Surrealism was first articulated as an artistic and literary movement in 1924 (hence the centenary) by André Breton, who believed that imagination was essential to one’s life and liberation. Surrealist expression melds what’s real and what’s fantasy. A lobster replaces a telephone to become Dalí’s Aphrodisiac Telephone. Look closer, and a robe made of fabric looks like branches of small bodies in Dorothea Tanning’s Birthday.
Long before artificial intelligence took over our timelines with derivative digital slop, Surrealists spent hours crafting artworks of absurdity for a purpose, showcasing their most outlandish thoughts to reveal unexpected truths.

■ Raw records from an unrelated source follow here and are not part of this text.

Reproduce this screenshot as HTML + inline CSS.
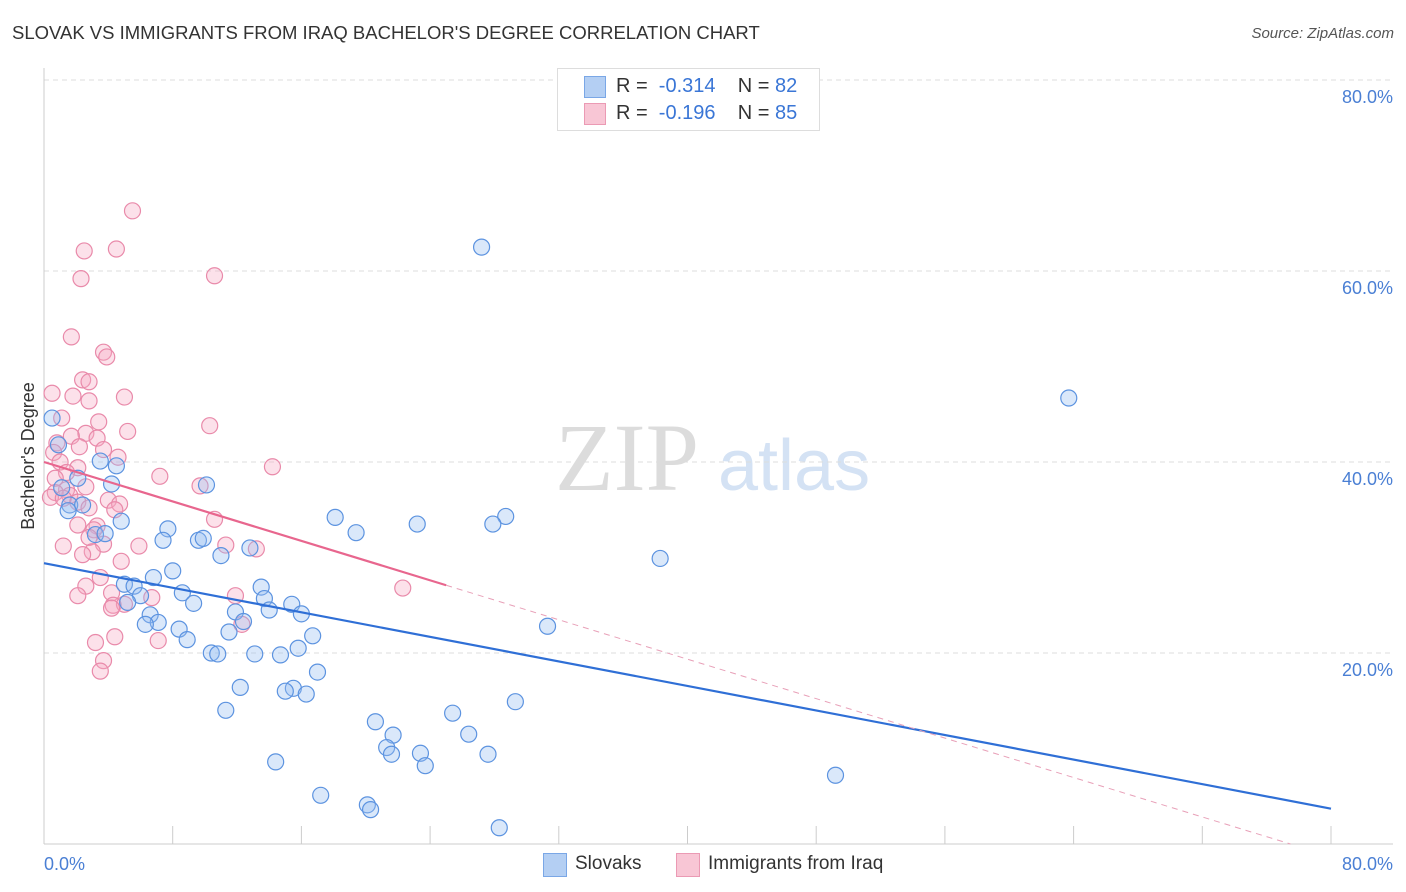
<!DOCTYPE html>
<html><head><meta charset="utf-8">
<style>
body{margin:0;background:#fff;font-family:"Liberation Sans",sans-serif;}
#wrap{position:relative;width:1406px;height:892px;overflow:hidden;}
.abs{position:absolute;white-space:nowrap;}
</style></head>
<body>
<div id="wrap">
<div class="abs" style="left:12px;top:22px;font-size:18.5px;color:#333;">SLOVAK VS IMMIGRANTS FROM IRAQ BACHELOR'S DEGREE CORRELATION CHART</div>
<div class="abs" style="right:12px;top:25px;font-size:15px;color:#555;font-style:italic;">Source: ZipAtlas.com</div>
<svg id="svg" width="1406" height="892" style="position:absolute;left:0;top:0"></svg>
</div>
<script>
const xTicksPct=[0,80];
const yTicks=[20,40,60,80];
const blueX=[27.2,63.7,0.5,0.9,3.5,4.5,2.1,4.2,10.1,1.1,1.6,2.4,1.5,4.8,18.1,23.2,28.7,27.9,19.4,7.7,7.4,9.6,9.9,3.2,3.8,12.8,11.0,38.3,8.0,6.8,5.0,5.6,13.5,8.6,6.0,13.7,9.3,5.2,15.4,11.9,14.0,16.0,6.6,12.4,7.1,6.3,8.4,11.5,16.7,31.3,8.9,15.8,10.4,10.8,13.1,14.7,17.0,12.2,15.5,15.0,16.3,29.3,11.3,25.4,20.6,21.7,26.4,21.3,23.4,21.6,27.6,23.7,14.4,49.2,17.2,20.1,20.3,28.3];
const blueY=[62.5,46.7,44.6,41.8,40.1,39.6,38.3,37.7,37.6,37.3,35.5,35.5,34.9,33.8,34.2,33.5,34.3,33.5,32.6,33.0,31.8,31.8,32.0,32.4,32.5,31.0,30.2,29.9,28.6,27.9,27.2,27.0,26.9,26.3,26.0,25.7,25.2,25.3,25.1,24.3,24.5,24.1,24.0,23.3,23.2,23.0,22.5,22.2,21.8,22.8,21.4,20.5,20.0,19.9,19.9,19.8,18.0,16.4,16.3,16.0,15.7,14.9,14.0,13.7,12.8,11.4,11.5,10.1,9.5,9.4,9.4,8.2,8.6,7.2,5.1,4.1,3.6,1.7];
const pinkX=[5.5,4.5,2.5,10.6,2.3,1.7,3.7,3.9,2.4,2.8,0.5,5.0,1.8,2.8,1.1,3.4,10.3,5.2,2.6,1.7,3.3,0.8,2.2,3.7,4.6,0.6,1.0,14.2,2.1,1.4,7.2,0.7,9.7,2.6,1.4,0.7,1.6,0.4,1.2,4.0,2.1,4.7,2.8,4.4,10.6,2.1,3.3,3.1,2.8,3.7,5.9,1.2,11.3,13.2,3.0,2.4,4.8,3.5,2.6,22.3,11.9,2.1,4.2,6.7,4.3,5.0,4.2,12.3,7.1,3.2,4.4,3.7,3.5];
const pinkY=[66.3,62.3,62.1,59.5,59.2,53.1,51.5,51.0,48.6,48.4,47.2,46.8,46.9,46.4,44.6,44.2,43.8,43.2,43.0,42.7,42.5,42.0,41.6,41.3,40.5,41.0,40.0,39.5,39.4,38.9,38.5,38.3,37.5,37.4,37.1,36.8,36.5,36.3,36.2,36.0,35.8,35.6,35.2,35.0,34.0,33.4,33.3,32.9,32.1,31.4,31.2,31.2,31.3,30.9,30.6,30.3,29.6,27.9,27.0,26.8,26.0,26.0,26.3,25.8,25.0,25.1,24.7,23.0,21.3,21.1,21.7,19.2,18.1];
const blueTrend=[29.4,3.7];
const pinkTrend=[40.0,-1.3];
const pinkSolidEnd=25;

const X0=44,X1=1331,Y0=844,Y80=80;
const xs=v=>X0+(X1-X0)*v/80;
const ys=v=>Y0-(Y0-Y80)*v/80;
const svg=document.getElementById('svg');
const NS='http://www.w3.org/2000/svg';
function mk(t,a,p){const e=document.createElementNS(NS,t);for(const k in a)e.setAttribute(k,a[k]);(p||svg).appendChild(e);return e;}

let w=mk('text',{x:555,y:490,'font-size':96,'font-family':'Liberation Serif,serif',fill:'#dcdcdc'});w.textContent='ZIP';


let w2=mk('text',{x:718,y:490,'font-size':72,'font-family':'Liberation Sans,sans-serif',fill:'#d4e2f4'});w2.textContent='atlas';



yTicks.forEach(t=>{
 const g=mk('line',{x1:X0,x2:1393,y1:ys(t),y2:ys(t),stroke:'#ddd','stroke-dasharray':'5,4'});
 
 
 const l=mk('text',{x:1393,y:ys(t)+23,'text-anchor':'end','font-size':18,fill:'#4a7fd4'});l.textContent=t.toFixed(1)+'%';
 
 
});
mk('line',{x1:X0,x2:X0,y1:68,y2:Y0,stroke:'#ccc'});
mk('line',{x1:X0,x2:1393,y1:Y0,y2:Y0,stroke:'#ccc'});
for(let i=1;i<=10;i++){const x=xs(i*8);const t=mk('line',{x1:x,x2:x,y1:Y0,y2:Y0-18,stroke:'#ccc'});
 
 }
xTicksPct.forEach(t=>{const l=mk('text',{x:t==0?44:1393,y:870,'text-anchor':t==0?'start':'end','font-size':18,fill:'#4a7fd4'});l.textContent=t.toFixed(1)+'%';
 
 });
const yt=mk('text',{x:34,y:456,'text-anchor':'middle','font-size':18,fill:'#333',transform:'rotate(-90 34 456)'});yt.textContent="Bachelor's Degree";



pinkX.forEach((v,i)=>{const c=mk('circle',{cx:xs(v),cy:ys(pinkY[i]),r:8,fill:'rgba(245,170,195,0.35)',stroke:'#e98aaa','stroke-width':1.2});
 
 });
blueX.forEach((v,i)=>{const c=mk('circle',{cx:xs(v),cy:ys(blueY[i]),r:8,fill:'rgba(150,190,240,0.35)',stroke:'#5c93e0','stroke-width':1.2});
 
 });

const bl=mk('line',{x1:xs(0),y1:ys(blueTrend[0]),x2:xs(80),y2:ys(blueTrend[1]),stroke:'#2f6fd6','stroke-width':2.2});


const pv=x=>pinkTrend[0]+(pinkTrend[1]-pinkTrend[0])*x/80;
const pl=mk('line',{x1:xs(0),y1:ys(pv(0)),x2:xs(pinkSolidEnd),y2:ys(pv(pinkSolidEnd)),stroke:'#e8668e','stroke-width':2.2});


const xz=-pinkTrend[0]/(pinkTrend[1]-pinkTrend[0])*80;
const pd=mk('line',{x1:xs(pinkSolidEnd),y1:ys(pv(pinkSolidEnd)),x2:xs(Math.min(xz,80)),y2:ys(pv(Math.min(xz,80))),stroke:'#e8a0b8','stroke-width':1,'stroke-dasharray':'6,5'});


</script>
<div class="abs" style="left:557px;top:68px;width:261px;height:61px;border:1px solid #ddd;background:#fff;font-size:20px;color:#333;">
 <div style="position:absolute;left:26px;top:7px;width:20px;height:20px;background:#b4cff3;border:1px solid #7aa7e6"></div>
 <div style="position:absolute;left:58px;top:6px">R = <span style="color:#3a76d6">&nbsp;-0.314</span>&nbsp;&nbsp;&nbsp; N = <span style="color:#3a76d6">82</span></div>
 <div style="position:absolute;left:26px;top:34px;width:20px;height:20px;background:#f8c6d5;border:1px solid #eb9ab4"></div>
 <div style="position:absolute;left:58px;top:33px">R = <span style="color:#3a76d6">&nbsp;-0.196</span>&nbsp;&nbsp;&nbsp; N = <span style="color:#3a76d6">85</span></div>
</div>
<div class="abs" style="left:543px;top:853px;width:22px;height:22px;background:#b4cff3;border:1px solid #7aa7e6"></div>
<div class="abs" style="left:575px;top:853px;font-size:19px;color:#333">Slovaks</div>
<div class="abs" style="left:676px;top:853px;width:22px;height:22px;background:#f8c6d5;border:1px solid #eb9ab4"></div>
<div class="abs" style="left:708px;top:853px;font-size:19px;color:#333">Immigrants from Iraq</div>
</body></html>
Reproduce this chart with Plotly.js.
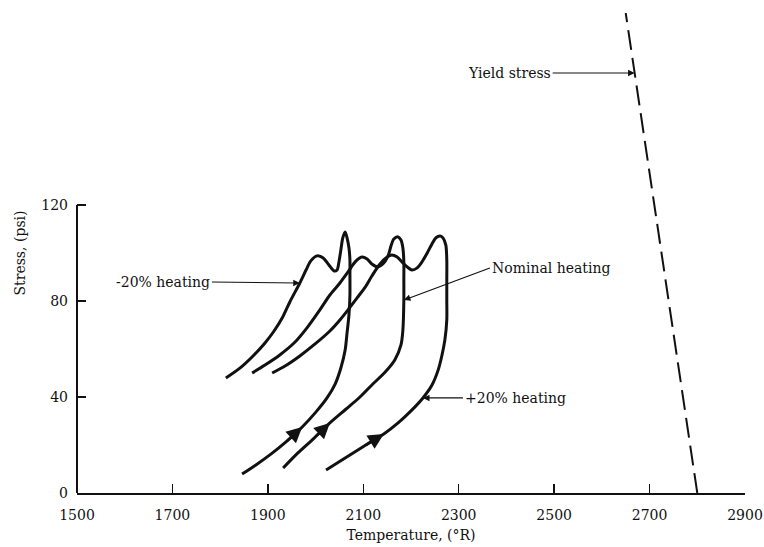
<!DOCTYPE html>
<html>
<head>
<meta charset="utf-8">
<script src="https://cdn.plot.ly/plotly-3.0.1.min.js"></script>
<style>
  html, body { margin: 0; padding: 0; background: #fff; }
  #chart { width: 764px; height: 547px; }
</style>
</head>
<body>
<div id="chart"></div>
<script>
// Thermal stress loops (temperature in °R, stress in psi) for three heating levels.
// Each loop starts at the lower left, rises to a sharp peak, then returns to the left.
const minus20T = [1846, 1875, 1907, 1938, 1972, 2001, 2024, 2041, 2053, 2062, 2066, 2070, 2072, 2072, 2072, 2070, 2066, 2062,
                  2057, 2053, 2049, 2045, 2039, 2028, 2016, 2003, 1990, 1980, 1967, 1946, 1930, 1913, 1894, 1871, 1842, 1812];
const minus20S = [7.9, 11.7, 16.3, 21.3, 27.5, 33.8, 39.6, 45.4, 52.1, 59.6, 66.7, 74.2, 82.5, 90.8, 97.1, 102.1, 106.3, 108.8,
                  106.3, 101.3, 96.3, 92.9, 92.5, 95.0, 97.9, 98.8, 96.7, 92.9, 87.5, 79.6, 72.9, 67.5, 62.5, 57.5, 52.1, 47.9];

const nominalT = [1932, 1963, 1997, 2030, 2064, 2093, 2120, 2146, 2166, 2179, 2183, 2185, 2185, 2185, 2183, 2179, 2173,
                  2164, 2158, 2152, 2141, 2131, 2118, 2108, 2097, 2083, 2068, 2051, 2030, 2009, 1982, 1957, 1925, 1894, 1867];
const nominalS = [10.4, 16.7, 22.9, 29.2, 35.0, 40.0, 45.4, 50.4, 55.4, 61.7, 67.9, 80.4, 88.8, 96.3, 102.1, 105.4, 106.7,
                  105.8, 102.9, 98.8, 95.4, 94.2, 95.4, 97.5, 98.3, 96.3, 92.1, 87.5, 82.5, 76.3, 68.8, 62.9, 57.5, 53.3, 50.0];

const plus20T = [2022, 2062, 2102, 2143, 2173, 2200, 2225, 2244, 2257, 2265, 2271, 2275, 2275, 2275, 2275, 2273, 2267, 2261,
                 2252, 2244, 2234, 2223, 2213, 2202, 2192, 2181, 2171, 2160, 2150, 2135, 2118, 2104, 2087, 2068, 2051, 2030, 1999, 1967, 1936, 1909];
const plus20S = [9.6, 14.6, 19.6, 24.6, 29.2, 34.2, 39.6, 45.0, 51.3, 57.5, 63.8, 72.1, 80.4, 88.8, 97.1, 103.3, 106.3, 107.1,
                 106.3, 103.8, 100.0, 96.3, 93.8, 92.9, 94.2, 96.3, 98.3, 99.2, 98.3, 95.4, 90.4, 85.8, 81.3, 76.3, 72.1, 67.5, 62.1, 57.1, 52.9, 50.0];

// Yield stress limit
const yieldT = [2800, 2650];
const yieldS = [0, 200];

const xTicks = [1500, 1700, 1900, 2100, 2300, 2500, 2700, 2900];
const yTicks = [0, 40, 80, 120];

// Direction arrows sit on the rising branch of each loop
const minus20ArrowIdx = 4;
const nominalArrowIdx = 3;
const plus20ArrowIdx = 3;

// Points where the callout arrows touch the curves
const minus20LabelIdx = 28;
const nominalLabelIdx = 11;
const plus20LabelIdx = 6;
const yieldLabelStress = 175;

const INK = '#111';
const FONT = 'DejaVu Serif, serif';

function curve(T, S) {
  return {
    x: T, y: S, type: 'scatter', mode: 'lines',
    line: { color: INK, width: 3, shape: 'spline', smoothing: 0.8 },
    hoverinfo: 'skip', showlegend: false
  };
}

const traces = [
  curve(minus20T, minus20S),
  curve(nominalT, nominalS),
  curve(plus20T, plus20S),
  {
    x: yieldT, y: yieldS, type: 'scatter', mode: 'lines',
    line: { color: INK, width: 2, dash: '20px,8px' },
    hoverinfo: 'skip', showlegend: false
  }
];

function flowArrow(T, S, i) {
  return {
    x: T[i], y: S[i], ax: T[i - 1], ay: S[i - 1],
    xref: 'x', yref: 'y', axref: 'x', ayref: 'y',
    text: '', showarrow: true,
    arrowhead: 2, arrowsize: 1.2, arrowwidth: 2.6, arrowcolor: INK
  };
}

function callout(text, x, y, ax, ay, anchor) {
  return {
    x: x, y: y, xref: 'x', yref: 'y', ax: ax, ay: ay,
    text: text, showarrow: true, xanchor: anchor, yanchor: 'middle',
    arrowhead: 2, arrowsize: 1.1, arrowwidth: 1.2, arrowcolor: INK,
    font: { family: FONT, size: 14, color: INK }
  };
}

const yieldAt = yieldT[0] + (yieldT[1] - yieldT[0]) * (yieldLabelStress - yieldS[0]) / (yieldS[1] - yieldS[0]);

const annotations = [
  flowArrow(minus20T, minus20S, minus20ArrowIdx),
  flowArrow(nominalT, nominalS, nominalArrowIdx),
  flowArrow(plus20T, plus20S, plus20ArrowIdx),
  callout('-20% heating', minus20T[minus20LabelIdx], minus20S[minus20LabelIdx], -88, -1, 'right'),
  callout('Nominal heating', nominalT[nominalLabelIdx], nominalS[nominalLabelIdx], 86, -32, 'left'),
  callout('+20% heating', plus20T[plus20LabelIdx], plus20S[plus20LabelIdx], 40, 0, 'left'),
  callout('Yield stress', yieldAt, yieldLabelStress, -82, 0, 'right')
];

const layout = {
  width: 764, height: 547,
  margin: { l: 77, r: 19, t: 13, b: 54 },
  paper_bgcolor: '#fff', plot_bgcolor: '#fff',
  font: { family: FONT, size: 14, color: INK },
  xaxis: {
    range: [1500, 2900], tickvals: xTicks, ticktext: xTicks.map(String),
    showgrid: false, zeroline: false,
    showline: true, linecolor: INK, linewidth: 2,
    ticks: 'inside', ticklen: 9, tickwidth: 1.5, tickcolor: INK,
    ticklabelstandoff: 8,
    tickfont: { family: FONT, size: 14, color: INK },
    title: { text: 'Temperature, (°R)', font: { family: FONT, size: 14, color: INK }, standoff: 8 }
  },
  yaxis: {
    range: [0, 200], tickvals: yTicks, ticktext: yTicks.map(String),
    showgrid: false, zeroline: false, showline: false,
    ticks: 'inside', ticklen: 9, tickwidth: 1.5, tickcolor: INK,
    ticklabelstandoff: 8,
    tickfont: { family: FONT, size: 14, color: INK },
    title: { text: 'Stress, (psi)', font: { family: FONT, size: 14, color: INK }, standoff: 12 }
  },
  shapes: [
    // vertical axis drawn only across the labelled stress range
    { type: 'line', xref: 'paper', yref: 'y', x0: 0, x1: 0, y0: yTicks[0], y1: yTicks[yTicks.length - 1],
      line: { color: INK, width: 2 } }
  ],
  annotations: annotations
};

Plotly.newPlot('chart', traces, layout, { staticPlot: true, displayModeBar: false });
</script>
</body>
</html>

“Surrealism was not an art movement and not a movement in literature, although we think of it that way. It was a philosophy of life all about revolt against the status quo … and, at the same time, reimagining the way things might be,” said Matthew Affron, Muriel and Philip Berman curator of modern art at PMA. “It wants to make you uncomfortable in a good way, to change your frame of reference, to change your way of seeing the world and yourself, to shock you out of mental reference points.”
While Philadelphia itself was not a key site for the Surrealist movement historically, the Art Museum has become a focal point for Surrealist art collections, due in large part to former director Fiske Kimball, who beat out other museums to secure major acquisitions from Albert E. Gallatin and Louise and Walter Arensberg’s collections in the 1950s. It was the Arensbergs’ holdings that led to the Art Museum’s status today as the repository for the world’s largest collection of Duchamp works.
Kimball’s efforts were prescient, too.
“Though we think of many of the artists whose works are in the Arensberg collection as museum artists today, in 1950, it was not obvious to everyone that these would be lasting figures … not everyone agreed that they would be important forever,” said Affron.
Duchamp, everyone can agree now, became one of the most influential artists of the 20th century. So when Man Ray met him in 1915 at an artist colony in Ridgefield, N.J. (thanks to Walter Arensberg), it changed the trajectory of his life.
Ray was born in Philadelphia in 1890 with the name Emmanuel Radnitzky, the son of a tailor and a seamstress, both Jewish immigrants from Russia. According to Ray’s 1976 obituary in The Inquirer, the family lived at 418 Carpenter St. in South Philadelphia until Ray was 7 and then moved to Brooklyn.
After meeting Duchamp, Ray went on to become one of the sole Americans in the burgeoning Surrealist scene in Paris, where he pioneered a cameraless photographic technique called the Rayograph and experimented with film (his 1923 work Return to Reason will also be on view).
Some of his most recognized works depicted former lovers and muses. Ray photographed French model Alice Prin, aka Kiki de Montparnasse, in the nude to create Le Violon d’Ingres (1924), which set a record in 2022 as the most expensive photograph sold at auction for $12.4 million.
The metronome, too, became emblematic of another relationship; with renowned photographer Lee Miller. Following their devastating breakup in 1932, the heartbroken artist put an image of her eye on the pendulum.
That same year, in an art journal, he invited others to make their own, with instructions:
“Cut out the eye from a photograph of one who has been loved but is seen no more. Attach the eye to the pendulum of a metronome and regulate the weight to suit the tempo desired. Keep going to the limit of endurance. With a hammer well-aimed, try to destroy the whole at a single blow.”
Despite his international fame, Ray did not receive as much recognition at home. The Inquirer obituary called him “an artistic prophet without sufficient honor in his own country.”
Soon, audiences in Philadelphia will be able to give him a proper homecoming. No destruction required (or allowed).
“Dreamworld: Surrealism at 100″ runs Nov. 8 through Feb. 16 at the Philadelphia Museum of Art, 2600 Benjamin Franklin Parkway, 215-763-8100 or philamuseum.org.